NOTE NOTE NOTE:  PLEASE check it out !!!!!!!!!!

    One can identify two big areas of memory where the 32 bit access
    is valid:  The normal data space upto the '___brk_addr' and the
    stack (from %esp upto 0xc0000000). At the beginning of 'strcmp'
    and 'strncmp' we check if both pointers fall into one of these
    areas. If not we use the simple byte-by-byte algorithm.

    In the other case there are three possibilities:
    a) both pointers are in the data areas

       Here it is sufficient to align the higher pointer because it is
       the only one which could cause a boundary crossing.

    b) both pointers are in the stack area

       We need not do any special action. The first illegal address
       is 0xc000000. But at the top of the stack there is (at least)
       the return address for the 'main' function and its parameter
       pointers. Every access in this area can only be a fault and
       perhaps a resulting SEGFAULT will help to debug.
       (If somebody says that this is not right we also here can align
        the higher pointer.)

    c) one pointer in data the other in stack area

       As one can guess we have to align the pointer in the data area.
       This works with the same arguments as above.


5. Align loops.

    It is important to align the main loop according to the needs of
    the processor. The i386 only needs a 4-byte alignment but the
    i486 a 16-byte alignment (no info about i586). I use the generic
    macro 'ALIGN' which is defined in 'asm-ops.h'.

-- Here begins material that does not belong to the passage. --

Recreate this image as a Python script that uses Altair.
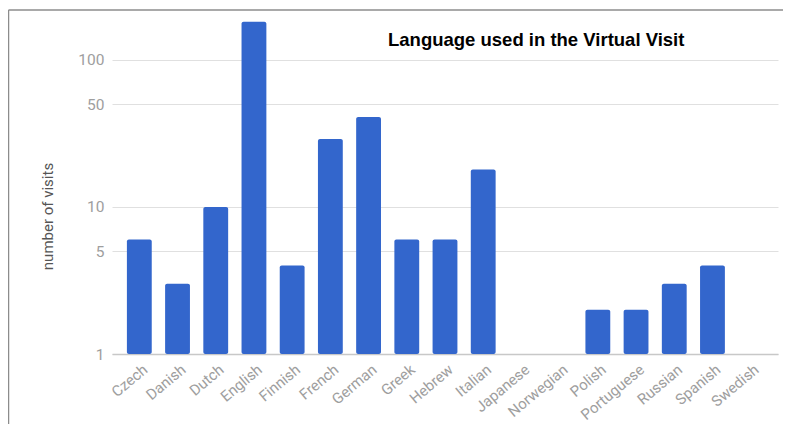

    In some files you find another optimization with this alignment.
    The aligning is done by padding with a fill-instruction: NOP.
    This cannot be executed for free, it costs on i386 3 cycles and on
    i486 1 cycle. Many functions have a jump to an instruction
    immediately in front of the loop. If we now arrange the code that
    the instructions are placed behind the NOP many times the NOPs
    need not be executed. Please look for a concrete example. It is
    a rather ugly method but the assembler does not have a directive
    like 'align to XXX but place the NOP before YYY'.